Two years ago, I escaped from Hong Kong.

I only lived there for six months, and it feels like nothing now. But then sometimes, like today, I remember things. I remember place names, words I don't hear anymore like Wan Chai and Tsim Sha Tsiu, and stuff like saying my address the Chinese way "Sheung Wan, Con-naught Doh, Man-Wah Lai-ah" (I remember one taxi driver telling me, based on my delivery of my address, that I sounded like I'd been in Hong Kong for two years, not for a few months ... for a tip, maybe?)

It was so weird though, that time there. Real "down time", you know?
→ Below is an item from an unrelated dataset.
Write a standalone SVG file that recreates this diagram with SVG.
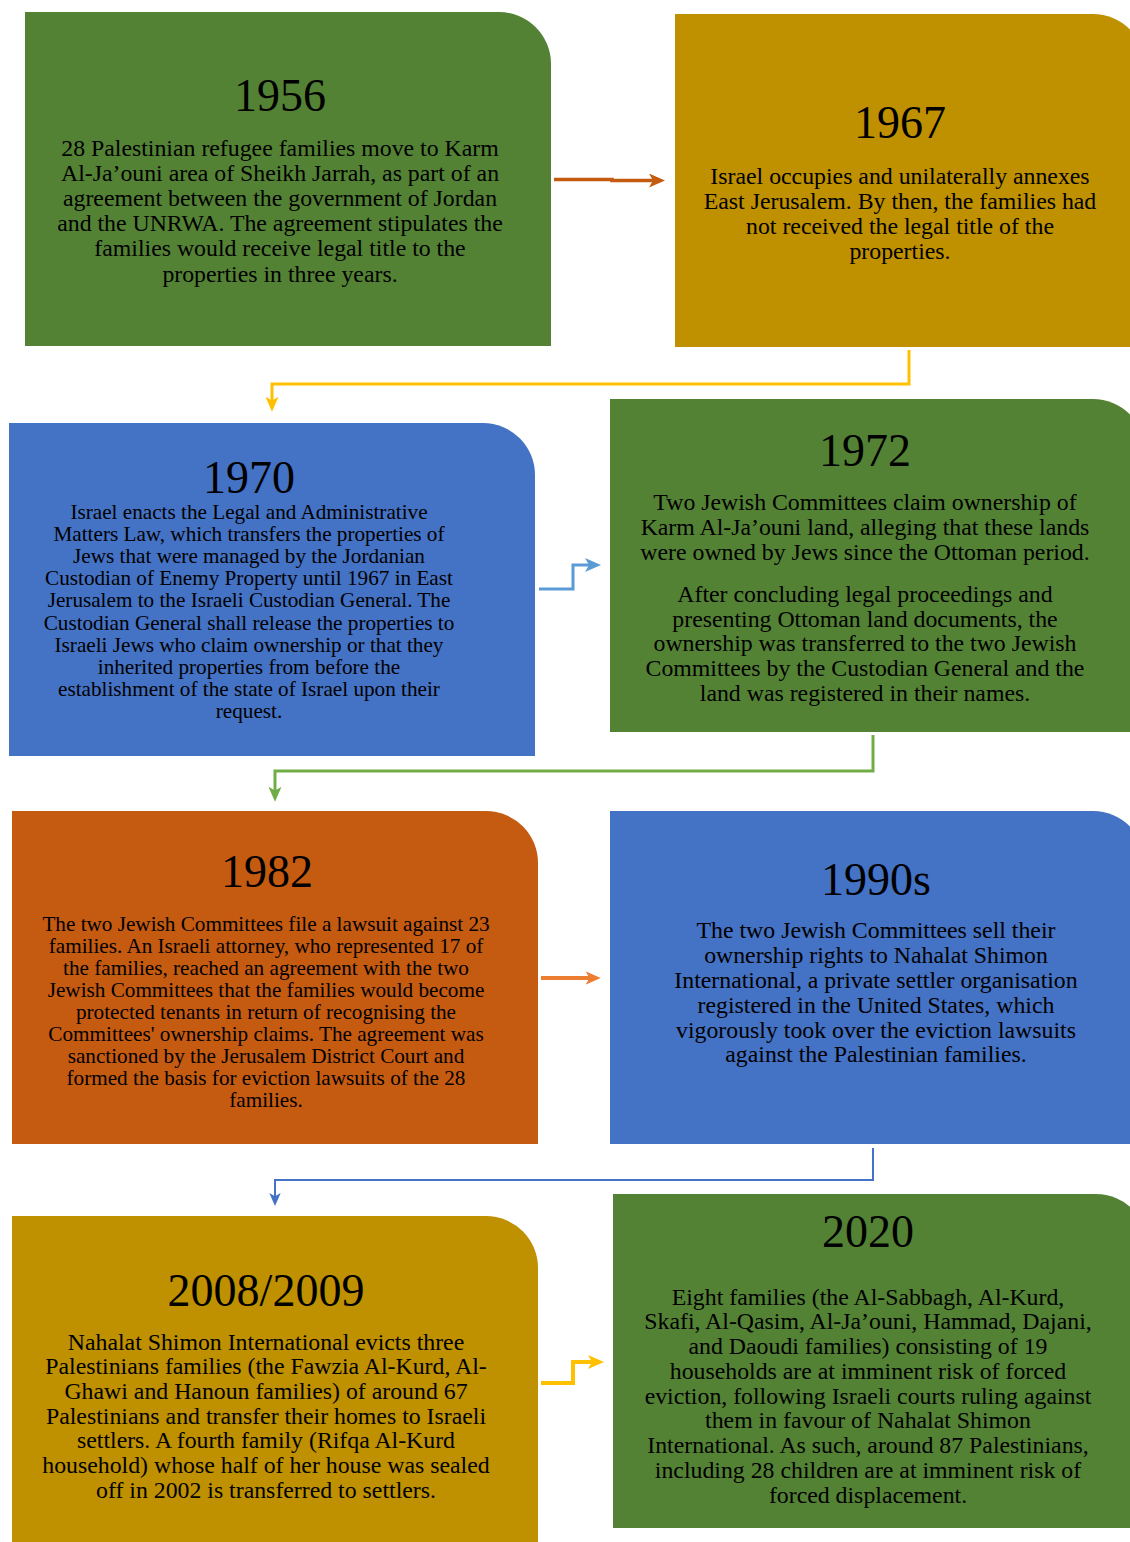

So much time on my own there, I could go whole weekends without speaking to anyone except for the Nepalese doorman and the cashier at that food place I used to go to, what was it called? In Admiralty, at Pacific whatchmecallit? But I'd buy Evian at some other place, near work in Causeway Bay, because they sold the Evian with the blue caps, and that was like home. Not the white caps, which were foreign looking.

I wanted home so badly there.

In the first month, I lived in a hotel. I ate so much Australian junk food, it was readily available there in the supermarkets, not like in London, where you have to hunt it down. So that was really comfort food, food like Home.

Then I moved to my tiny little apartment, it was Oscar night, I remember that, and I was excited to have a "kitchen" (it was a sink, a fridge, a microwave and a single hotplate that you had to plug in). And I remember what I ate the first night -- Hello Kitty dumplings. I was happy to be away from the crazy lady in the hotel who was working in our office. Even though I was alone, it was better being by myself than having to talk to her.

Living there in Hong Kong is one of those things, those questions in life. Those "how would things be different if I'd never been to Hong Kong?" questions.

Questions that have no answers of course, and that don't even matter in the end, because I DID go.

I think I worry about it though, because I broke up with my boyfriend while I was living there (but, you know, I did it in person when I was in London, just in case you think I told him on the phone or something).

And I'm really happy that I did that -- but I worry that I wouldn't have ever had the courage to do it if I'd still been living with him in London at the time. Hoping that one day he would come home and tell me he'd met someone else.

I hated being there so so much in the end, I was just desperate to leave. But I'm never sorry that I went in the first place.

It's weird though. Two years ago today I left, and this morning I've had to write a story about some new Hong Kong ad and I had an email from an old colleague there.

I only found out this morning that when Sars broke out in Hong Kong, the tourism board were using the slogan "Hong Kong - takes your breath away". Ouch!